Ok, so I am not taking any stars away from the overall product for this, but I will state my disappointment in the whole "Frogmen" one more time here. Craaak VII? Lraaap XI? Come on Pundit, you can do better than this.
Sorcery and Secrets is the chapter I have been waiting for. I will point out one discrepancy between what is said here and what is assumed. Magic-user spells are listed to 9th level, ok that will take a pretty high level magic-user, beyond the "7th level will be really high" mentioned. Plus 9th level spells are pretty big magics. Personally I would limit all spell casters to 6th level spells. There are some rules in FH&W to help get around this restriction.
There are some really good demon summoning rules. I would combine these with the magic circle rules given in FH&W as well as the Ley Line rules. In fact in might be interesting to take this chapter and Chapter 9 from FH&W and look at them as a unified whole.

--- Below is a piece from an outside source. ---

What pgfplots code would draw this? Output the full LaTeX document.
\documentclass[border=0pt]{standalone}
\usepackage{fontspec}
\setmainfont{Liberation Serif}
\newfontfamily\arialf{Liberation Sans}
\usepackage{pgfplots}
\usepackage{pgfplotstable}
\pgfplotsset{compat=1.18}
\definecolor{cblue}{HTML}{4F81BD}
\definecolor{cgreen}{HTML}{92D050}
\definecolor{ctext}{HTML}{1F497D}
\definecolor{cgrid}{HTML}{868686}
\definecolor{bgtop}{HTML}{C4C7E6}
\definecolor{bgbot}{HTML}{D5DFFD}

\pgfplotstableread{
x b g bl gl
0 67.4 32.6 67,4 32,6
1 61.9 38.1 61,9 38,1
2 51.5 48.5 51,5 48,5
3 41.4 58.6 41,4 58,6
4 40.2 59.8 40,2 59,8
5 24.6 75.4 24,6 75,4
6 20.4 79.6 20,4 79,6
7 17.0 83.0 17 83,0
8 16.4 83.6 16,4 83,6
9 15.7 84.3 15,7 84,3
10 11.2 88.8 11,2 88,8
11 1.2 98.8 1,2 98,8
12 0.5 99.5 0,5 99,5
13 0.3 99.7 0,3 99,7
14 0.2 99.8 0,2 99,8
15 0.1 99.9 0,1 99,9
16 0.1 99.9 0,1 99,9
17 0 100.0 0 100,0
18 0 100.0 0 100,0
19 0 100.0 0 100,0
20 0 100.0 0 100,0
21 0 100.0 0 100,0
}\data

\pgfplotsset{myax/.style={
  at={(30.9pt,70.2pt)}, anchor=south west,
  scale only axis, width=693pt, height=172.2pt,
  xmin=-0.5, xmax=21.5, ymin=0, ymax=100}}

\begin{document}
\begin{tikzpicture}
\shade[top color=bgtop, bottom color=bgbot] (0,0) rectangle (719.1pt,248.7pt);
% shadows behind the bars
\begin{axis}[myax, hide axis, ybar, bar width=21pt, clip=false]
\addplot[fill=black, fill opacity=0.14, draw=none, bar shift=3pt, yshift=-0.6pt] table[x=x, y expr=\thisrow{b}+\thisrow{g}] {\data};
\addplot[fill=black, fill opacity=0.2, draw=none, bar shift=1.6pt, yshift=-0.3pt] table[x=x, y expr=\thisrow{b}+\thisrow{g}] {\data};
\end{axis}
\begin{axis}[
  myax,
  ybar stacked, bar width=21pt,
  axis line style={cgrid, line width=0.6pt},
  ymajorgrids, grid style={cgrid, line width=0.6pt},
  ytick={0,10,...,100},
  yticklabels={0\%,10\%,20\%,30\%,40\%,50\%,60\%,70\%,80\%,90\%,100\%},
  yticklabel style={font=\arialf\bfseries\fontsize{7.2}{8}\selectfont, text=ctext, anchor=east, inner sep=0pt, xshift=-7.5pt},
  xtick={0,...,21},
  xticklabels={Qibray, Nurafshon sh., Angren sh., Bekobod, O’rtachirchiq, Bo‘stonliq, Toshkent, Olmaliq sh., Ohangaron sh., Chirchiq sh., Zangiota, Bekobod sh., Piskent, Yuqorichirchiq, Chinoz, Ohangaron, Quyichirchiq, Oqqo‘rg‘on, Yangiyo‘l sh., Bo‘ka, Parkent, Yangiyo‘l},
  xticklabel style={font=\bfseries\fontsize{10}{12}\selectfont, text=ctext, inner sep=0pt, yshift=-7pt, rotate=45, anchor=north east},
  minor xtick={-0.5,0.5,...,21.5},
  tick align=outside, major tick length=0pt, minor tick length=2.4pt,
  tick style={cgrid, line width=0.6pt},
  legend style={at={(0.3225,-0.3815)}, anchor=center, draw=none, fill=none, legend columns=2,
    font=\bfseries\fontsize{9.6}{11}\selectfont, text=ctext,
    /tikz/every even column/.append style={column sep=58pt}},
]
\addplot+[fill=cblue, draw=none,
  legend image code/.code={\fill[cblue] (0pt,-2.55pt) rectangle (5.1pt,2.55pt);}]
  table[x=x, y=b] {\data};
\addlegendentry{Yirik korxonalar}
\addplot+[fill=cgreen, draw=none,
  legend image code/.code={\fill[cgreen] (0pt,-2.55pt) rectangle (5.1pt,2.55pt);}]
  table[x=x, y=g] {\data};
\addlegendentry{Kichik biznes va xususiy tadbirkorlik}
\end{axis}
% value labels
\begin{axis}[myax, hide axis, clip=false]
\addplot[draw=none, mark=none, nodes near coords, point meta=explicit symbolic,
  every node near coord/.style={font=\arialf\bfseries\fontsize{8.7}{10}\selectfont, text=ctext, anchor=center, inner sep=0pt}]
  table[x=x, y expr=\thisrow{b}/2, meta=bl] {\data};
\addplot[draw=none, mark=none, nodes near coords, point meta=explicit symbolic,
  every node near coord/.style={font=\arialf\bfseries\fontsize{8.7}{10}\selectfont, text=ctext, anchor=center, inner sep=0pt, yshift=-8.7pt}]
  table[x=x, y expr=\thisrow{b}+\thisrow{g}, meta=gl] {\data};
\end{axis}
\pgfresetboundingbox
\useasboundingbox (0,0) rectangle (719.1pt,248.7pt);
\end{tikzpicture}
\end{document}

Adventuring in Albion. Ok this is more like it! Give me reasons for my characters to do things! For me I am content with "there is a war of succession to English throne going on. You all are peasants. Figure out how make the most of it." Thankfully there is more here than just that. Several sample adventure locations are given, including one at court. Travel across Albion is discussed though characters are more likely to run into tolls rather than trolls, but both are still possible.

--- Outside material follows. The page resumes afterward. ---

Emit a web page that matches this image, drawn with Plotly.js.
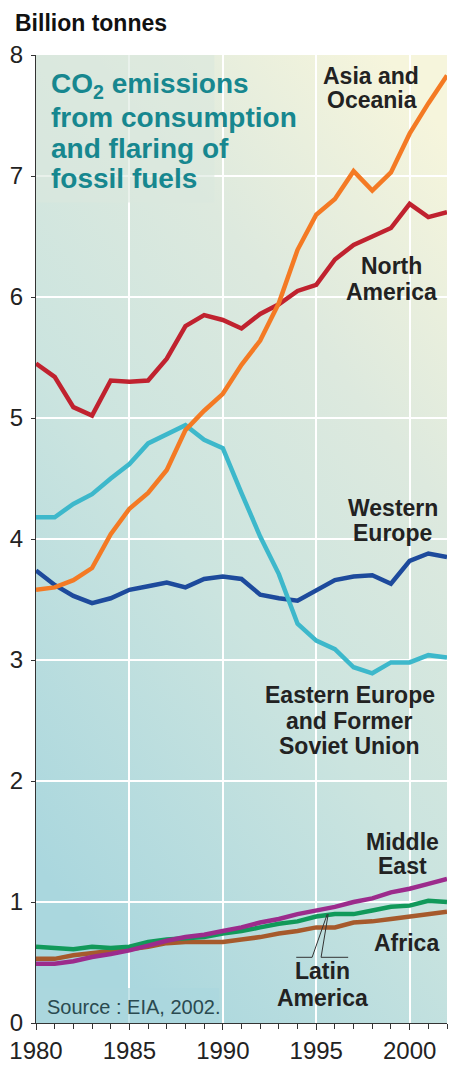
<!DOCTYPE html>
<html>
<head>
<meta charset="utf-8">
<script src="https://cdn.plot.ly/plotly-3.0.1.min.js"></script>
<style>
  html, body { margin: 0; padding: 0; background: #ffffff; }
  #chart { width: 456px; height: 1068px; }
</style>
</head>
<body>
<div id="chart"></div>
<script>
// ---- Data (billion tonnes CO2) ----
const years = [1980,1981,1982,1983,1984,1985,1986,1987,1988,1989,1990,1991,1992,1993,1994,1995,1996,1997,1998,1999,2000,2001,2002];

const asiaOceania   = [3.58,3.60,3.66,3.76,4.04,4.25,4.38,4.57,4.90,5.06,5.20,5.44,5.64,5.95,6.39,6.68,6.81,7.04,6.88,7.03,7.35,7.60,7.83];
const northAmerica  = [5.45,5.34,5.09,5.02,5.31,5.30,5.31,5.49,5.76,5.85,5.81,5.74,5.86,5.94,6.05,6.10,6.31,6.43,6.50,6.57,6.77,6.66,6.70];
const westernEurope = [3.74,3.62,3.53,3.47,3.51,3.58,3.61,3.64,3.60,3.67,3.69,3.67,3.54,3.51,3.49,3.57,3.66,3.69,3.70,3.63,3.82,3.88,3.85];
const easternEurope = [4.18,4.18,4.29,4.37,4.50,4.62,4.79,4.86,4.94,4.82,4.75,4.38,4.02,3.71,3.30,3.16,3.09,2.94,2.89,2.98,2.98,3.04,3.02];
const middleEast    = [0.49,0.49,0.51,0.545,0.57,0.60,0.64,0.68,0.71,0.73,0.76,0.79,0.83,0.86,0.90,0.93,0.96,1.00,1.03,1.08,1.11,1.15,1.19];
const latinAmerica  = [0.63,0.62,0.61,0.63,0.62,0.63,0.67,0.69,0.70,0.71,0.74,0.76,0.79,0.82,0.84,0.88,0.90,0.90,0.93,0.96,0.97,1.01,1.00];
const africa        = [0.53,0.53,0.56,0.58,0.595,0.61,0.63,0.66,0.67,0.67,0.67,0.69,0.71,0.74,0.76,0.79,0.79,0.83,0.84,0.86,0.88,0.90,0.92];

const yTicks = [0,1,2,3,4,5,6,7,8];
const xTicks = [1980,1985,1990,1995,2000];

const titleLines = ["CO<sub>2</sub> emissions","from consumption","and flaring of","fossil fuels"];
const yAxisLabel = "Billion tonnes";
const sourceText = "Source : EIA, 2002.";

// ---- Styling ----
const FONT = "Liberation Sans, Arial, Helvetica, sans-serif";
const LW = 4.5;

function series(y, color) {
  return { x: years, y: y, type: 'scatter', mode: 'lines',
           line: { color: color, width: LW }, hoverinfo: 'skip' };
}

const traces = [
  series(africa,        '#a65a2c'),
  series(latinAmerica,  '#11995a'),
  series(middleEast,    '#9c2b8c'),
  series(westernEurope, '#1d4a9c'),
  series(northAmerica,  '#c0222f'),
  series(easternEurope, '#3db8cb'),
  series(asiaOceania,   '#f47a24')
];

// background gradient as an inline SVG image (no network)
const svg = "<svg xmlns='http://www.w3.org/2000/svg' width='411' height='968' preserveAspectRatio='none'>" +
  "<defs><linearGradient id='g' x1='0.85' y1='0' x2='0.3' y2='1'>" +
  "<stop offset='0' stop-color='#f6f5dc'/>" +
  "<stop offset='0.3' stop-color='#dde9de'/>" +
  "<stop offset='0.6' stop-color='#cbe4df'/>" +
  "<stop offset='1' stop-color='#aad7de'/>" +
  "</linearGradient></defs><rect width='411' height='968' fill='url(#g)'/></svg>";
const bgSrc = "data:image/svg+xml;charset=utf-8," + encodeURIComponent(svg);

// label helper
function lab(text, x, y, opts) {
  return Object.assign({
    text: text, x: x, y: y, xref: 'x', yref: 'y', showarrow: false,
    xanchor: 'center', yanchor: 'middle',
    font: { family: FONT, size: 23, color: '#222222', weight: 'bold' }
  }, opts || {});
}

const titleYs = [7.75, 7.485, 7.23, 6.98];
const annotations = [];
titleLines.forEach((t, i) => {
  annotations.push(lab(t, 1980.72, titleYs[i], {
    xanchor: 'left',
    font: { family: FONT, size: 28, color: '#17878f', weight: 'bold' }
  }));
});

annotations.push(
  lab("Asia and", 1997.95, 7.83),
  lab("Oceania", 1998.0, 7.625),
  lab("North", 1999.05, 6.26),
  lab("America", 1999.05, 6.04),
  lab("Western", 1999.1, 4.26),
  lab("Europe", 1999.1, 4.05),
  lab("Eastern Europe", 1996.8, 2.71),
  lab("and Former", 1996.8, 2.495),
  lab("Soviet Union", 1996.8, 2.29),
  lab("Middle", 1999.6, 1.50),
  lab("East", 1999.6, 1.30),
  lab("Africa", 1999.82, 0.66),
  lab("Latin", 1995.35, 0.43),
  lab("America", 1995.35, 0.21),
  lab(sourceText, 1980.5, 0.13, {
    xanchor: 'left',
    font: { family: FONT, size: 20, color: '#2a4a50' }
  }),
  {
    text: yAxisLabel, xref: 'paper', yref: 'paper', x: -0.055, y: 1.033,
    xanchor: 'left', yanchor: 'middle', showarrow: false,
    font: { family: FONT, size: 23, color: '#111111', weight: 'bold' }
  }
);

const shapes = [
  // panel behind the title text hides the grid there
  { type: 'rect', xref: 'x', yref: 'y', x0: 1980, x1: 1989.55, y0: 6.78, y1: 8,
    layer: 'between', line: { width: 0 }, fillcolor: '#dbe8dd', opacity: 0.6 },
  // panel behind the source note
  { type: 'rect', xref: 'x', yref: 'y', x0: 1980, x1: 1989.8, y0: 0, y1: 0.29,
    layer: 'between', line: { width: 0 }, fillcolor: '#abd7de', opacity: 0.7 },
  // leader lines for "Latin America"
  { type: 'line', xref: 'x', yref: 'y', x0: 1993.93, y0: 0.543, x1: 1994.78, y1: 0.543, line: { color: '#333', width: 1 } },
  { type: 'line', xref: 'x', yref: 'y', x0: 1994.78, y0: 0.543, x1: 1995.59, y1: 0.90, line: { color: '#333', width: 1 } },
  { type: 'line', xref: 'x', yref: 'y', x0: 1995.26, y0: 0.543, x1: 1996.71, y1: 0.543, line: { color: '#333', width: 1 } },
  { type: 'line', xref: 'x', yref: 'y', x0: 1995.26, y0: 0.543, x1: 1995.64, y1: 0.90, line: { color: '#333', width: 1 } }
];

const layout = {
  width: 456, height: 1068,
  margin: { l: 36, r: 9, t: 55, b: 45, pad: 0 },
  paper_bgcolor: '#ffffff',
  plot_bgcolor: 'rgba(0,0,0,0)',
  showlegend: false,
  font: { family: FONT, color: '#222222' },
  xaxis: {
    range: [1980, 2002], tickvals: xTicks, ticktext: xTicks.map(String),
    showgrid: true, gridcolor: '#ffffff', gridwidth: 2,
    zeroline: false, showline: true, linecolor: '#333333', linewidth: 1,
    ticks: 'outside', ticklen: 6, tickcolor: '#333333', tickwidth: 1,
    minor: { dtick: 1, ticks: 'outside', ticklen: 5, tickcolor: '#333333', showgrid: false },
    tickfont: { family: FONT, size: 24, color: '#222222' },
    fixedrange: true
  },
  yaxis: {
    range: [0, 8], tickvals: yTicks, ticktext: yTicks.map(String),
    showgrid: true, gridcolor: '#ffffff', gridwidth: 2,
    zeroline: false, showline: true, linecolor: '#333333', linewidth: 1,
    ticks: 'outside', ticklen: 4, tickcolor: '#333333', tickwidth: 1,
    tickfont: { family: FONT, size: 24, color: '#222222' },
    ticklabelstandoff: 3,
    fixedrange: true
  },
  images: [{
    source: bgSrc, xref: 'paper', yref: 'paper', x: 0, y: 1, sizex: 1, sizey: 1,
    xanchor: 'left', yanchor: 'top', sizing: 'stretch', layer: 'below'
  }],
  annotations: annotations,
  shapes: shapes
};

Plotly.newPlot('chart', traces, layout, { displayModeBar: false, staticPlot: true });
</script>
</body>
</html>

While monsters are rare in this setting a guideline for what might be possible would be good.
Three Appendices follow.
Appendix 1 detail the Knights of the Star and Secrets of the Clerical Order. Knight of the Star are an order of Knights loyal to the crown and king of Albion. These Knights could be seen as the Paladins of Albion and are given similar in-game status.
Appendix 2 is a set of house rules for rules-lite OSR clones like Lamentations of the Flame Princess, Swords & Wizardry, and Basic Fantasy RPG.
Appendix 3 is a set of rules when playing Fantastic Heroes & Witchery. Like I mentioned before this appendix drops the Dark Albion style for the FH&W one. Various new classes for FH&W are added including the Cleric of the Unconquered Sun, the Magister, Hedge-Witch and Cymric Bard among others. Also classes from FH&W are discussed including which ones NOT to use in Dark Albion. Some details about how Dark Albion's cosmology fits into the FH&W assumed cosmology.
The book ends with the OGL statement.
There is a lot crammed into 275 or so pages. While the guide is complete and there is plenty to do with it, it also opens up a lot of possibility for the world as a whole. Dom and RPGPundit could make a career out filling up the other countries. The time period is an interesting choice too. Having played a ton of historical games I tend to draw a fuzzy line right around the time of the Tudors. Prior to this time I can emulate with D&D-like games, after that I use other games. Dark Albion adheres to my own internal logic in this respect. Though I do admit I can see myself pushing that line a bit when it comes to Elizabethan times. I have done that time period both as a D&D-like game and as a setting for Ghosts of Albion.
I would say pick this up if you have any enjoyment for English history or if you are looking to play something different than the same old dungeon crawls.